Work to be completed:
Extract every record, exactly as written, and ignore the pictures.

Data for processing:
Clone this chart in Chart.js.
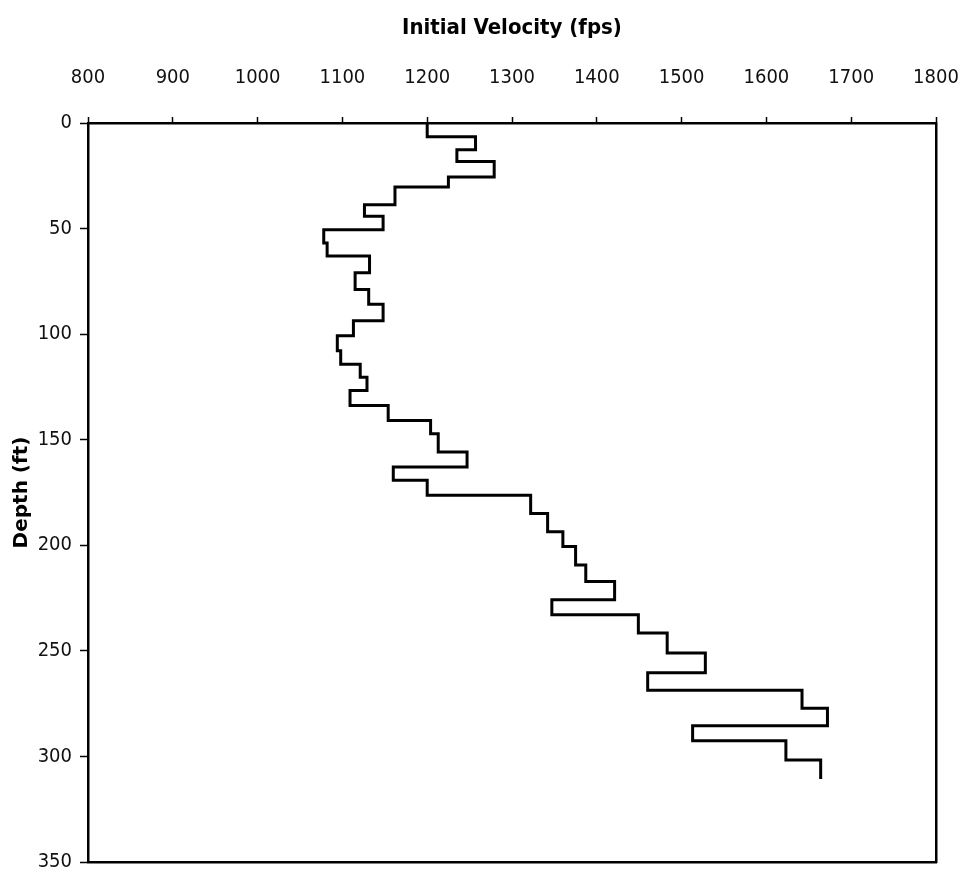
<!DOCTYPE html>
<html>
<head>
<meta charset="utf-8">
<title>Initial Velocity vs Depth</title>
<script src="https://cdn.jsdelivr.net/npm/chart.js@4.4.1/dist/chart.umd.min.js"></script>
<style>
    body { margin: 0; background: #fff; }
    #grafico { display: block; }
</style>
</head>
<body>
<canvas id="grafico" width="969" height="878"></canvas>
<script>
// top of each layer (ft) and the velocity in that layer (fps)
const depthTop = [0, 6.5, 12.7, 18.2, 25.6, 30.3, 38.7, 44.2, 50.5, 56.8,
    63.0, 70.9, 78.8, 85.8, 93.7, 100.8, 107.9, 114.2, 120.4, 126.7,
    133.8, 140.9, 147.2, 155.8, 162.9, 169.2, 176.3, 184.9, 193.6, 200.6,
    209.3, 217.1, 225.8, 232.9, 241.5, 251.0, 260.4, 268.7, 277.2, 285.5,
    292.6, 301.7];
const velocity = [1200, 1257, 1235, 1279, 1225, 1162, 1126, 1148, 1078, 1082,
    1132, 1115, 1131, 1148, 1113, 1094, 1098, 1121, 1129, 1109,
    1154, 1204, 1213, 1247, 1160, 1200, 1322, 1342, 1360, 1375,
    1387, 1421, 1347, 1449, 1483, 1528, 1460, 1642, 1672, 1513,
    1623, 1664];
const bottomDepth = 310.7;

const velocityTicks = [800, 900, 1000, 1100, 1200, 1300, 1400, 1500, 1600, 1700, 1800];
const depthTicks = [0, 50, 100, 150, 200, 250, 300, 350];

// points at the top of every layer, plus the bottom of the last one
var pontos = [];
for (var i = 0; i < depthTop.length; i++) {
    pontos.push({ x: velocity[i], y: depthTop[i] });
}
pontos.push({ x: velocity[velocity.length - 1], y: bottomDepth });

const fonteTicks = { family: "'Liberation Sans Narrow', 'DejaVu Sans Condensed', sans-serif", size: 20 };

function semSeparador(valor) {
    return String(valor);
}

new Chart(document.getElementById('grafico'), {
    type: 'scatter',
    data: {
        datasets: [{
            data: pontos,
            showLine: true,
            stepped: 'after',
            borderColor: '#000',
            borderWidth: 3,
            pointRadius: 0,
            fill: false,
            clip: false
        }]
    },
    options: {
        responsive: false,
        animation: false,
        layout: { padding: { top: 0, left: 0, right: 33, bottom: 16 } },
        plugins: {
            legend: { display: false },
            tooltip: { enabled: false }
        },
        scales: {
            x: {
                type: 'linear',
                position: 'top',
                min: velocityTicks[0],
                max: velocityTicks[velocityTicks.length - 1],
                afterBuildTicks: function (s) { s.ticks = velocityTicks.map(function (v) { return { value: v }; }); },
                afterFit: function (s) { s.height = 123; s.paddingLeft = 0; s.paddingRight = 0; },
                ticks: { color: '#111', font: fonteTicks, padding: 27, maxRotation: 0, autoSkip: false, callback: semSeparador },
                grid: { drawOnChartArea: false, drawTicks: true, tickLength: 6, color: '#000', tickWidth: 1.5 },
                border: { color: '#000', width: 2.5 },
                title: {
                    display: true,
                    text: 'Initial Velocity (fps)',
                    color: '#000',
                    font: { family: "'Liberation Sans Narrow', 'DejaVu Sans Condensed', sans-serif", size: 22, weight: 'bold' },
                    padding: { top: 15, bottom: 0 }
                }
            },
            y: {
                type: 'linear',
                position: 'left',
                reverse: true,
                min: depthTicks[0],
                max: depthTicks[depthTicks.length - 1],
                afterBuildTicks: function (s) { s.ticks = depthTicks.map(function (v) { return { value: v }; }); },
                afterFit: function (s) { s.width = 88; s.paddingTop = 0; s.paddingBottom = 0; },
                ticks: { color: '#111', font: fonteTicks, padding: 8, autoSkip: false, callback: semSeparador },
                grid: { drawOnChartArea: false, drawTicks: true, tickLength: 8, color: '#000', tickWidth: 1.5 },
                border: { color: '#000', width: 2.5 },
                title: {
                    display: true,
                    text: 'Depth (ft)',
                    color: '#000',
                    font: { family: "'DejaVu Sans', sans-serif", size: 20, weight: 'bold' },
                    padding: { top: 10, bottom: 0 }
                }
            },
            // only there to close the box on the right and bottom
            x2: {
                type: 'linear',
                position: 'bottom',
                min: 800,
                max: 1800,
                afterFit: function (s) { s.height = 0; s.paddingLeft = 0; s.paddingRight = 0; },
                ticks: { display: false },
                grid: { display: false },
                border: { color: '#000', width: 2.5 }
            },
            y2: {
                type: 'linear',
                position: 'right',
                min: 0,
                max: 350,
                afterFit: function (s) { s.width = 0; s.paddingTop = 0; s.paddingBottom = 0; },
                ticks: { display: false },
                grid: { display: false },
                border: { color: '#000', width: 2.5 }
            }
        }
    }
});
</script>
</body>
</html>
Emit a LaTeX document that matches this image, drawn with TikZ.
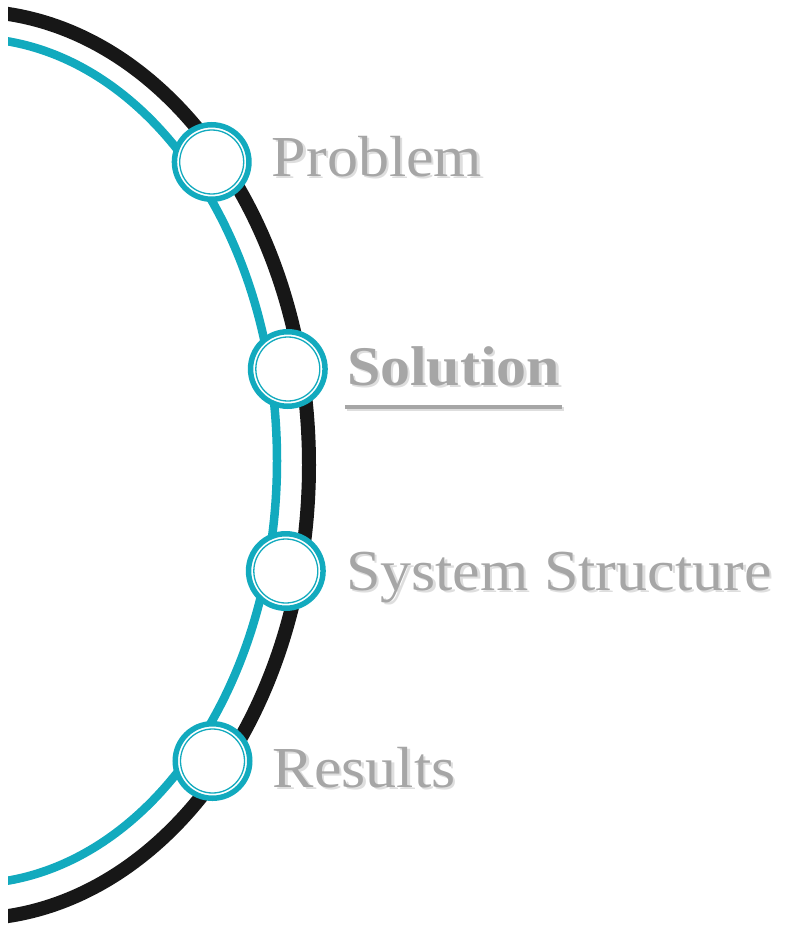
\documentclass[tikz,border=0pt]{standalone}
\usepackage{fontspec}
\usetikzlibrary{positioning}
\newfontfamily\labelfont[FakeStretch=1.07]{Liberation Serif}
\definecolor{ringteal}{RGB}{18,170,190}
\definecolor{arcblack}{RGB}{23,23,23}
\definecolor{labelgray}{RGB}{166,166,166}
\definecolor{shadegray}{RGB}{222,222,222}
\newcommand{\shadowed}[1]{\makebox[0pt][l]{\hspace{2.5pt}\raisebox{-2.5pt}{\color{shadegray}#1}}#1}

\tikzset{
  stopring/.style={circle, fill=white, draw=ringteal, line width=5.5pt, minimum size=74.5pt, inner sep=0pt,
    path picture={\draw[ringteal, line width=1.3pt] (path picture bounding box.center) circle (32pt);}},
  topic/.style={inner sep=0pt, text=labelgray, font=\labelfont\fontsize{58}{60}\selectfont},
}

\begin{document}
\begin{tikzpicture}[x=1pt, y=-1pt, node distance=20pt]
			\useasboundingbox (0,0) rectangle (794,933);
			
			\begin{scope}
				\clip (8,0) rectangle (794,933);
				\draw[arcblack, line width=14pt] (-31,465) ellipse [x radius=340, y radius=454];
				\draw[ringteal, line width=8.5pt] (-31,461) ellipse [x radius=308, y radius=423];
			\end{scope}
			
			\node[stopring] (prob) at (211.7,162) {};
			\node[stopring] (sol) at (287.8,369) {};
			\node[stopring] (sys) at (285.8,571) {};
			\node[stopring] (res) at (212.5,761) {};
			
			\node[topic, right=of prob, anchor=base west, yshift=-14.5pt] (probtext) {\shadowed{Problem}};
			\node[topic, font=\labelfont\bfseries\fontsize{56}{60}\selectfont, right=19pt of sol, anchor=base west, yshift=-16pt] (soltext) {\shadowed{Solution}};
			\node[topic, right=of sys, anchor=base west, yshift=-19pt] (systext) {\shadowed{System Structure}};
			\node[topic, right=of res, anchor=base west, yshift=-26pt] (restext) {\shadowed{Results}};
			
			\draw[shadegray, line width=4pt] ([xshift=0pt,yshift=-24pt]soltext.base west) -- ([xshift=4pt,yshift=-24pt]soltext.base east);
			\draw[labelgray, line width=4pt] ([xshift=-2pt,yshift=-22pt]soltext.base west) -- ([xshift=2pt,yshift=-22pt]soltext.base east);
		\end{tikzpicture}
\end{document}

The answer:
Clone this chart in Chart.js.
<!DOCTYPE html>
<html>
<head>
<meta charset="utf-8">
<title>Initial Velocity vs Depth</title>
<script src="https://cdn.jsdelivr.net/npm/chart.js@4.4.1/dist/chart.umd.min.js"></script>
<style>
    body { margin: 0; background: #fff; }
    #grafico { display: block; }
</style>
</head>
<body>
<canvas id="grafico" width="969" height="878"></canvas>
<script>
// top of each layer (ft) and the velocity in that layer (fps)
const depthTop = [0, 6.5, 12.7, 18.2, 25.6, 30.3, 38.7, 44.2, 50.5, 56.8,
    63.0, 70.9, 78.8, 85.8, 93.7, 100.8, 107.9, 114.2, 120.4, 126.7,
    133.8, 140.9, 147.2, 155.8, 162.9, 169.2, 176.3, 184.9, 193.6, 200.6,
    209.3, 217.1, 225.8, 232.9, 241.5, 251.0, 260.4, 268.7, 277.2, 285.5,
    292.6, 301.7];
const velocity = [1200, 1257, 1235, 1279, 1225, 1162, 1126, 1148, 1078, 1082,
    1132, 1115, 1131, 1148, 1113, 1094, 1098, 1121, 1129, 1109,
    1154, 1204, 1213, 1247, 1160, 1200, 1322, 1342, 1360, 1375,
    1387, 1421, 1347, 1449, 1483, 1528, 1460, 1642, 1672, 1513,
    1623, 1664];
const bottomDepth = 310.7;

const velocityTicks = [800, 900, 1000, 1100, 1200, 1300, 1400, 1500, 1600, 1700, 1800];
const depthTicks = [0, 50, 100, 150, 200, 250, 300, 350];

// points at the top of every layer, plus the bottom of the last one
var pontos = [];
for (var i = 0; i < depthTop.length; i++) {
    pontos.push({ x: velocity[i], y: depthTop[i] });
}
pontos.push({ x: velocity[velocity.length - 1], y: bottomDepth });

const fonteTicks = { family: "'Liberation Sans Narrow', 'DejaVu Sans Condensed', sans-serif", size: 20 };

function semSeparador(valor) {
    return String(valor);
}

new Chart(document.getElementById('grafico'), {
    type: 'scatter',
    data: {
        datasets: [{
            data: pontos,
            showLine: true,
            stepped: 'after',
            borderColor: '#000',
            borderWidth: 3,
            pointRadius: 0,
            fill: false,
            clip: false
        }]
    },
    options: {
        responsive: false,
        animation: false,
        layout: { padding: { top: 0, left: 0, right: 33, bottom: 16 } },
        plugins: {
            legend: { display: false },
            tooltip: { enabled: false }
        },
        scales: {
            x: {
                type: 'linear',
                position: 'top',
                min: velocityTicks[0],
                max: velocityTicks[velocityTicks.length - 1],
                afterBuildTicks: function (s) { s.ticks = velocityTicks.map(function (v) { return { value: v }; }); },
                afterFit: function (s) { s.height = 123; s.paddingLeft = 0; s.paddingRight = 0; },
                ticks: { color: '#111', font: fonteTicks, padding: 27, maxRotation: 0, autoSkip: false, callback: semSeparador },
                grid: { drawOnChartArea: false, drawTicks: true, tickLength: 6, color: '#000', tickWidth: 1.5 },
                border: { color: '#000', width: 2.5 },
                title: {
                    display: true,
                    text: 'Initial Velocity (fps)',
                    color: '#000',
                    font: { family: "'Liberation Sans Narrow', 'DejaVu Sans Condensed', sans-serif", size: 22, weight: 'bold' },
                    padding: { top: 15, bottom: 0 }
                }
            },
            y: {
                type: 'linear',
                position: 'left',
                reverse: true,
                min: depthTicks[0],
                max: depthTicks[depthTicks.length - 1],
                afterBuildTicks: function (s) { s.ticks = depthTicks.map(function (v) { return { value: v }; }); },
                afterFit: function (s) { s.width = 88; s.paddingTop = 0; s.paddingBottom = 0; },
                ticks: { color: '#111', font: fonteTicks, padding: 8, autoSkip: false, callback: semSeparador },
                grid: { drawOnChartArea: false, drawTicks: true, tickLength: 8, color: '#000', tickWidth: 1.5 },
                border: { color: '#000', width: 2.5 },
                title: {
                    display: true,
                    text: 'Depth (ft)',
                    color: '#000',
                    font: { family: "'DejaVu Sans', sans-serif", size: 20, weight: 'bold' },
                    padding: { top: 10, bottom: 0 }
                }
            },
            // only there to close the box on the right and bottom
            x2: {
                type: 'linear',
                position: 'bottom',
                min: 800,
                max: 1800,
                afterFit: function (s) { s.height = 0; s.paddingLeft = 0; s.paddingRight = 0; },
                ticks: { display: false },
                grid: { display: false },
                border: { color: '#000', width: 2.5 }
            },
            y2: {
                type: 'linear',
                position: 'right',
                min: 0,
                max: 350,
                afterFit: function (s) { s.width = 0; s.paddingTop = 0; s.paddingBottom = 0; },
                ticks: { display: false },
                grid: { display: false },
                border: { color: '#000', width: 2.5 }
            }
        }
    }
});
</script>
</body>
</html>
Emit a LaTeX document that matches this image, drawn with TikZ.
\documentclass[tikz,border=0pt]{standalone}
\usepackage{fontspec}
\usetikzlibrary{positioning}
\newfontfamily\labelfont[FakeStretch=1.07]{Liberation Serif}
\definecolor{ringteal}{RGB}{18,170,190}
\definecolor{arcblack}{RGB}{23,23,23}
\definecolor{labelgray}{RGB}{166,166,166}
\definecolor{shadegray}{RGB}{222,222,222}
\newcommand{\shadowed}[1]{\makebox[0pt][l]{\hspace{2.5pt}\raisebox{-2.5pt}{\color{shadegray}#1}}#1}

\tikzset{
  stopring/.style={circle, fill=white, draw=ringteal, line width=5.5pt, minimum size=74.5pt, inner sep=0pt,
    path picture={\draw[ringteal, line width=1.3pt] (path picture bounding box.center) circle (32pt);}},
  topic/.style={inner sep=0pt, text=labelgray, font=\labelfont\fontsize{58}{60}\selectfont},
}

\begin{document}
\begin{tikzpicture}[x=1pt, y=-1pt, node distance=20pt]
			\useasboundingbox (0,0) rectangle (794,933);
			
			\begin{scope}
				\clip (8,0) rectangle (794,933);
				\draw[arcblack, line width=14pt] (-31,465) ellipse [x radius=340, y radius=454];
				\draw[ringteal, line width=8.5pt] (-31,461) ellipse [x radius=308, y radius=423];
			\end{scope}
			
			\node[stopring] (prob) at (211.7,162) {};
			\node[stopring] (sol) at (287.8,369) {};
			\node[stopring] (sys) at (285.8,571) {};
			\node[stopring] (res) at (212.5,761) {};
			
			\node[topic, right=of prob, anchor=base west, yshift=-14.5pt] (probtext) {\shadowed{Problem}};
			\node[topic, font=\labelfont\bfseries\fontsize{56}{60}\selectfont, right=19pt of sol, anchor=base west, yshift=-16pt] (soltext) {\shadowed{Solution}};
			\node[topic, right=of sys, anchor=base west, yshift=-19pt] (systext) {\shadowed{System Structure}};
			\node[topic, right=of res, anchor=base west, yshift=-26pt] (restext) {\shadowed{Results}};
			
			\draw[shadegray, line width=4pt] ([xshift=0pt,yshift=-24pt]soltext.base west) -- ([xshift=4pt,yshift=-24pt]soltext.base east);
			\draw[labelgray, line width=4pt] ([xshift=-2pt,yshift=-22pt]soltext.base west) -- ([xshift=2pt,yshift=-22pt]soltext.base east);
		\end{tikzpicture}
\end{document}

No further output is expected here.